Antoine de Nervèze

Antoine de Nervèze (c. 1570 – after 1622) was a French nobleman and writer of novels, translations, letters and moral works at the end of the 16th and beginning of the 17th centuries.

Nervèze is representative of a younger generation following on the literary developments of French novelists Nicolas de Montreux and Béroalde de Verville, and he is often associated – along with authors Nicolas des Escuteaux and François du Souhait – with the sentimental novels (or "amours") published during the reign of Henry IV.

His collected novels were published several times in anthologized form, and the number of editions seems to indicate commercial success.

His Catholicism is mixed with elements of stoicism and he idealized the chastity and purity of his characters (who frequently seek out retreat in convents to assuage their woes) and his novel Les amours de Polydore et de Virgin[i]e celebrates divine love as a cure for the ravages of earthly love.

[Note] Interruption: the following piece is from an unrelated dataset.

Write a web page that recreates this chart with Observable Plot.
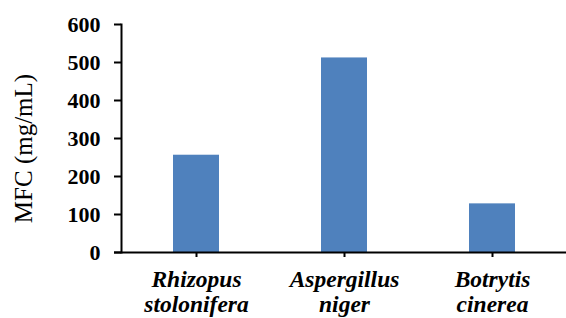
<!DOCTYPE html>
<html>
<head>
<meta charset="utf-8">
<script src="https://cdn.jsdelivr.net/npm/d3@7"></script>
<script src="https://cdn.jsdelivr.net/npm/@observablehq/plot@0.6"></script>
<style>
  html, body { margin: 0; padding: 0; background: #ffffff; }
  #chart { width: 566px; height: 318px; }
  #chart svg text { font-family: "Liberation Serif", "Times New Roman", serif; }
</style>
</head>
<body>
<div id="chart"></div>
<script>
const species = ["Rhizopus stolonifera", "Aspergillus niger", "Botrytis cinerea"];
const speciesLabels = ["Rhizopus\nstolonifera", "Aspergillus\nniger", "Botrytis\ncinerea"];
const mfcValues = [256, 512, 128];
const yTicks = [0, 100, 200, 300, 400, 500, 600];
const yLabel = "MFC (mg/mL)";

const data = species.map((s, i) => ({species: s, mfc: mfcValues[i]}));
const labelOf = new Map(species.map((s, i) => [s, speciesLabels[i]]));
const serif = "Liberation Serif";

const chart = Plot.plot({
  width: 566,
  height: 318,
  marginLeft: 121,
  marginRight: 0,
  marginTop: 24,
  marginBottom: 66,
  style: {fontFamily: serif, background: "#ffffff", color: "#000000"},
  x: {domain: species, padding: 0, label: null},
  y: {domain: [0, 600], label: null},
  marks: [
    Plot.barY(data, {x: "species", y: "mfc", fill: "#4F81BD", insetLeft: 51, insetRight: 51}),
    Plot.ruleY([0], {stroke: "#000", strokeWidth: 2, insetLeft: -7}),
    Plot.frame({anchor: "left", stroke: "#000", strokeWidth: 2}),
    Plot.axisY({ticks: yTicks, tickSize: 7, tickPadding: 14, fontSize: 22, fontFamily: serif, fontWeight: "bold", strokeWidth: 2, label: null}),
    Plot.axisX({tickSize: 5, tickPadding: 12, strokeWidth: 2, tickFormat: d => labelOf.get(d), fontSize: 23.5, fontFamily: serif, fontWeight: "bold", fontStyle: "italic", lineHeight: 1.06, label: null}),
    Plot.text([yLabel], {frameAnchor: "left", textAnchor: "middle", rotate: -90, dx: -98, dy: 10, fontSize: 25, fontFamily: serif, fontWeight: "normal", fill: "#000"})
  ]
});
document.getElementById("chart").appendChild(chart);
</script>
</body>
</html>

In the first decades of the 17th century, Nervèze, Des Escuteaux and their colleagues were seen by their detractors (such as Charles Sorel) as ridiculous purveyors of rhetorical and metaphorical excess, but their works represent an important stage in the development of the novel in France (leading to L'Astrée by Honoré d'Urfé and, later, to Madeleine de Scudéry and Madame de Lafayette), in the development of etiquette and a moralized sense of nobility (the conception of the "honnête homme") and in the evolution of the French language (prefiguring the "Précieuses").